The exhibition, by award-winning Herts researchers Sam Jury and David Kefford, will run from this Friday (22 March) until 4 April at Quip and Curiosity, Cambridge, and explores both artists’ ideas of displacement and dis-ease in both the landscape and the self.

Jury’s work in the exhibition was created by using a faulty printer to produce 130 postcard 'objects' constructed from painting, drawing, collage and digital print. The overlaying prints feature images of abandoned buildings and post-conflict areas, including nuclear test sites and old military bases. Jams and malfunctions in the printer create scars, judders, misalignments and ink dumps, creating a unique quality of chance in these obsessively repeated images.

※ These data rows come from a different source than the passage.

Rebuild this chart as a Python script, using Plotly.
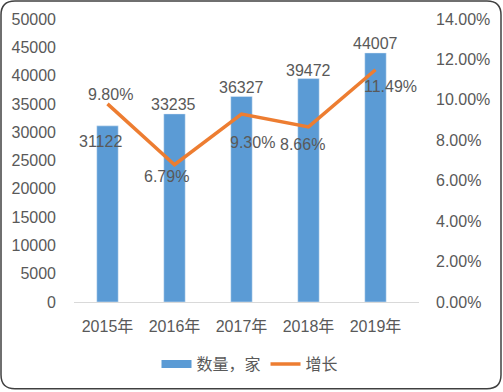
import plotly.graph_objects as go

years = ["2015年", "2016年", "2017年", "2018年", "2019年"]
counts = [31122, 33235, 36327, 39472, 44007]
growth = [9.80, 6.79, 9.30, 8.66, 11.49]
count_labels = ["31122", "33235", "36327", "39472", "44007"]
growth_labels = ["9.80%", "6.79%", "9.30%", "8.66%", "11.49%"]
left_ticks = [0, 5000, 10000, 15000, 20000, 25000, 30000, 35000, 40000, 45000, 50000]
right_ticks = [0, 2, 4, 6, 8, 10, 12, 14]

W, H = 503, 392
L, R, T, B = 74, 84, 19, 89
PW, PH = W - L - R, H - T - B

def px_x(p):
    return (p - L) / PW

def px_y(p):
    return (H - B - p) / PH

FONT = "Liberation Sans, Noto Sans CJK SC, sans-serif"
TXT = "#595959"
BLUE = "#5B9BD5"
ORANGE = "#ED7D31"
FS = 16

fig = go.Figure()
fig.add_trace(go.Bar(x=years, y=counts, name="数量，家", marker_color=BLUE,
                     yaxis="y", hoverinfo="skip", showlegend=False))
# legend-only entry drawn as a wide block, like the reference legend key
fig.add_trace(go.Scatter(x=[None], y=[None], name="数量，家", mode="lines",
                         line=dict(color=BLUE, width=8), yaxis="y", hoverinfo="skip"))
fig.add_trace(go.Scatter(x=years, y=growth, name="增长", mode="lines",
                         line=dict(color=ORANGE, width=3.5), yaxis="y2", hoverinfo="skip"))

bar_shift = [(-7, -16), (-1, 9), (0, 9), (0, 8), (0, 9)]
for yr, v, lab, (dx, dy) in zip(years, counts, count_labels, bar_shift):
    fig.add_annotation(x=yr, y=v, xref="x", yref="y", text=lab, showarrow=False,
                       xshift=dx, yshift=dy, yanchor="middle",
                       font=dict(family=FONT, size=FS, color=TXT))

line_shift = [(3, 9), (-8, -12), (11, -28), (-6, -18), (15, -17)]
for yr, v, lab, (dx, dy) in zip(years, growth, growth_labels, line_shift):
    fig.add_annotation(x=yr, y=v, xref="x", yref="y2", text=lab, showarrow=False,
                       xshift=dx, yshift=dy, yanchor="middle",
                       font=dict(family=FONT, size=FS, color=TXT))

# rounded outer border
x0, x1 = 1, W - 2
y0, y1 = 1, H - 2
r = 14
def P(x, y):
    return f"{px_x(x):.5f},{px_y(y):.5f}"
path = (f"M {P(x0 + r, y0)} L {P(x1 - r, y0)} Q {P(x1, y0)} {P(x1, y0 + r)} "
        f"L {P(x1, y1 - r)} Q {P(x1, y1)} {P(x1 - r, y1)} "
        f"L {P(x0 + r, y1)} Q {P(x0, y1)} {P(x0, y1 - r)} "
        f"L {P(x0, y0 + r)} Q {P(x0, y0)} {P(x0 + r, y0)} Z")
fig.add_shape(type="path", path=path, xref="paper", yref="paper",
              line=dict(color="#404040", width=1.5), layer="above")

fig.update_layout(
    width=W, height=H,
    margin=dict(l=L, r=R, t=T, b=B, pad=0),
    paper_bgcolor="white", plot_bgcolor="white",
    bargap=0.68,
    hovermode=False,
    showlegend=True,
    legend=dict(orientation="h", x=px_x(250), xanchor="center", y=px_y(364), yanchor="middle",
                font=dict(family=FONT, size=FS, color=TXT), itemwidth=30,
                bgcolor="rgba(0,0,0,0)"),
    xaxis=dict(showgrid=False, showline=True, linecolor="#D9D9D9", linewidth=1,
               ticks="", tickfont=dict(family=FONT, size=FS, color=TXT), ticklabelstandoff=10),
    yaxis=dict(range=[0, 50000], tickvals=left_ticks, ticktext=[str(t) for t in left_ticks],
               showgrid=False, zeroline=False, showline=False, ticks="",
               tickfont=dict(family=FONT, size=FS, color=TXT), ticklabelstandoff=17),
    yaxis2=dict(range=[0, 14], overlaying="y", side="right", tickvals=right_ticks,
                ticktext=[f"{t:.2f}%" for t in right_ticks],
                showgrid=False, zeroline=False, showline=False, ticks="",
                tickfont=dict(family=FONT, size=FS, color=TXT), ticklabelstandoff=16),
)

fig.write_html("out.html", config={"displayModeBar": False, "staticPlot": True},
               post_script="document.body.style.margin='0';document.body.style.overflow='hidden';")
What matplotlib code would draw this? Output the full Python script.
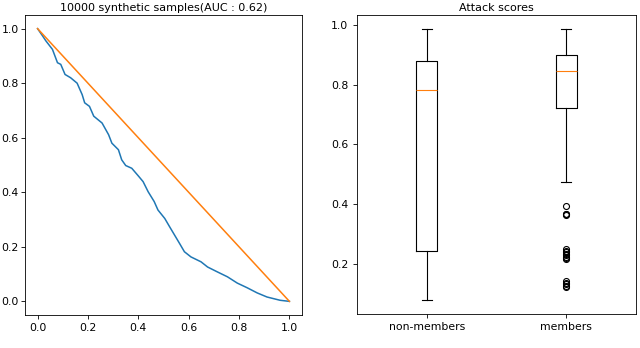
import matplotlib
matplotlib.use('Agg')
import matplotlib.pyplot as plt

# ROC-like curve
fpr = [0.0, 0.02, 0.033, 0.059, 0.079, 0.092, 0.109, 0.131, 0.157, 0.177, 0.187,
       0.206, 0.223, 0.256, 0.282, 0.295, 0.321, 0.334, 0.35, 0.374, 0.40,
       0.419, 0.439, 0.463, 0.478, 0.505, 0.524, 0.544, 0.564, 0.583, 0.609,
       0.649, 0.675, 0.714, 0.754, 0.793, 0.832, 0.872, 0.911, 0.963, 1.0]
tpr = [1.0, 0.973, 0.955, 0.924, 0.875, 0.869, 0.832, 0.82, 0.80, 0.758, 0.728,
       0.715, 0.679, 0.654, 0.611, 0.58, 0.556, 0.519, 0.498, 0.488, 0.46,
       0.439, 0.402, 0.366, 0.335, 0.304, 0.274, 0.243, 0.212, 0.182, 0.163,
       0.145, 0.126, 0.108, 0.09, 0.067, 0.05, 0.031, 0.016, 0.004, 0.0]
diag_x = [0.0, 1.0]
diag_y = [1.0, 0.0]
auc = 0.62
n_samples = 10000

# box plot summary stats
labels = ['non-members', 'members']
q1 = [0.241, 0.722]
med = [0.783, 0.847]
q3 = [0.878, 0.899]
whislo = [0.077, 0.475]
whishi = [0.988, 0.988]
fliers = [[], [0.395, 0.368, 0.366, 0.364, 0.248, 0.243, 0.238, 0.233, 0.228,
               0.223, 0.219, 0.215, 0.141, 0.136, 0.131, 0.126, 0.122]]

fs = 7.8
plt.rcParams['font.size'] = fs
plt.rcParams['xtick.major.size'] = 2.6
plt.rcParams['ytick.major.size'] = 2.6
plt.rcParams['axes.linewidth'] = 0.6
plt.rcParams['xtick.major.width'] = 0.6
plt.rcParams['ytick.major.width'] = 0.6

fig = plt.figure(figsize=(6.4, 3.48), dpi=100)
ax1 = fig.add_axes([25/640, 1 - 315/348, 277/640, 300/348])
ax2 = fig.add_axes([357/640, 1 - 314/348, 279/640, 299/348])

ax1.plot(fpr, tpr, color='#1f77b4', lw=1.1)
ax1.plot(diag_x, diag_y, color='#ff7f0e', lw=1.1)
ax1.set_title('%d synthetic samples(AUC : %.2f)' % (n_samples, auc), fontsize=8, pad=3)
ax1.tick_params(axis='y', pad=2)

stats = []
for i in range(len(labels)):
    stats.append(dict(label=labels[i], q1=q1[i], med=med[i], q3=q3[i],
                      whislo=whislo[i], whishi=whishi[i], fliers=fliers[i]))
ax2.bxp(stats,
        boxprops=dict(lw=0.8), whiskerprops=dict(lw=0.8), capprops=dict(lw=0.8),
        medianprops=dict(lw=0.8, color='#ff7f0e'),
        flierprops=dict(marker='o', markersize=4.3, markerfacecolor='none',
                        markeredgewidth=0.8))
ax2.set_title('Attack scores', fontsize=8, pad=3)

fig.savefig('out.png', dpi=100)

'Postcards, to me, suggest intimate communication' she said. 'They’re something you would send to a friend or a loved one. But the content of these works draws from origins that have a melancholy or bitter-sweetness that comes from an aftermath, an area existing in the wake of an unnamed event.

'I also saw this as a collaboration between woman and machine. The postcards are expressions of a mis-purposed machine, through chance interactions which cannot be replicated, particularly important to me in the age of AI.'

Works on paper from Kefford depict elusive and fragmented images of our consumerist world. Collaged from lifestyle and nature magazines, these are constructed on small pieces of paper, further distorted by cutting, scraping and smearing ink. Alongside these are Kefford’s small sculptures, created from waste and discarded objects using low-fi methods of glue, tape, plaster.

He said: 'The paper works function like a visual diary using materials to hand and are made with immediacy, intensity and intimacy. Meanwhile, the sculptures are born out of a process of gathering scraps and fragments of collected ephemera that celebrate waste and use discarded matter to re-appropriate the overlooked.

'Working in this low-tech way enables an experimental approach to materials that transform themselves into something other, unknown and beyond human.'

The artists’ residence at Quip and Curiosity will open to the public from 22 March.